Hello. Several people have reported one or more jerry.com users as spammers. You're probably here because you plan to do the same. You may even think of issuing a threat like the following:

>This is the only nice attempt at this you will receive. The next step
>won't be as friendly. Unless you want me to make a full time job of seeing
>to your server being shut down. It might take me a very long time but I
>have lots of patience when it comes to this crap. I am willing to devote
>years to putting your server out of business. Is one domain worth that
>kind of potential headache?

The spam mail messages you have been receiving are not originating, passing through, or in any other way connected with our servers. Briefly, the headers are faked. Read http://www.stopspam.org/email/headers/headers.html to learn how to read them. For more detail, read on.

There are two reasons we know the headers are faked.

1) Jerry.com does not have outgoing SMTP services. Jerry.com does not and cannot talk to mail services. Our users use a separate SMTP host which properly identifies itself in its email headers for outgoing mail.

2) Properly configured SMTP servers accept domain identification from the communicant on faith, but they now stamp the headers with the genuine IP addresses of the communicant. Some even do a reverse-dns check and put the result there.

Spam has been coming from:
213.246.66.194 (s066-n194.tele2.cz)
202.103.250.37
198.165.200.87
130.89.235.113 (kabel212117.kabel.utwente.nl)

Some of you have sent messages with incomplete headers; the kind individual who made the above threat didn't bother to include any headers, so I can't track the thing even that far.

Some of you have told me that you have "traced" the email to us. You have not. You have looked at the basic headers, seen "received from Jerry.com (kabel212117.kabel.utwente.nl [130.89.235.113])" or something similar to that, and assumed it was coming from us. In actuality, this line in the headers says "Received from a server identifying itself as Jerry.com but actually coming from 130.89.235.113, or kabel212117.kabel.utwente.nl." When tracing it is important to follow all the steps.
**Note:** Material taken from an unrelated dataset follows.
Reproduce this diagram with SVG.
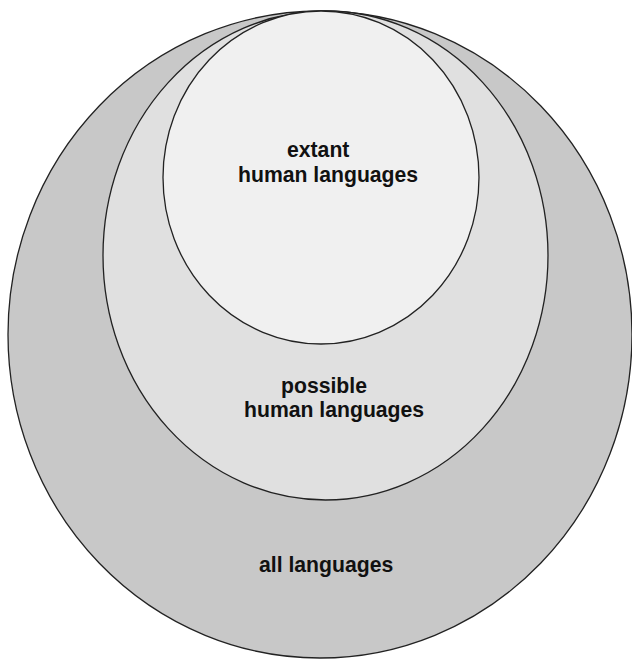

If you would like to learn all the steps to reading headers, you can read http://www.stopspam.org/email/headers/headers.html .

We have taken (from complainants sending in the full headers) numerous IP addresses claiming to be jerry.com and run reverse-dns lookups on them to find the owners of the computers or the ISP which provides them service. The IP addresses belong to numerous people all over the globe, from Canada to Czechoslovakia. We can only assume that some spam distribution software has been distributed with jerry.com as the default falsified response. There is absolutely nothing we can think to do to stop these people from using our name.

Contacting the admins of people listed in headers is no longer an effective means of squashing spam -- the software they use hides their tracks too well. You can support criminal legislation in your country, install spam-filtering software on your server or run it through your email client. These are somewhat effective. My server filter nabs about 40 to 60 spam messages a day coming to the webmaster@slac.com account and the three other established email accounts I own.

Poking through the headers to find the perps is difficult and doesn't really get you anywhere -- whether your message is nicely worded (thanks) or a threat (please at least include your headers). At this point in time going after spammers on an admin-by-admin basis is like trying to cut your lawn with manicure scissors while blindfolded. There's way too much grass and you can't tell where it is anyway.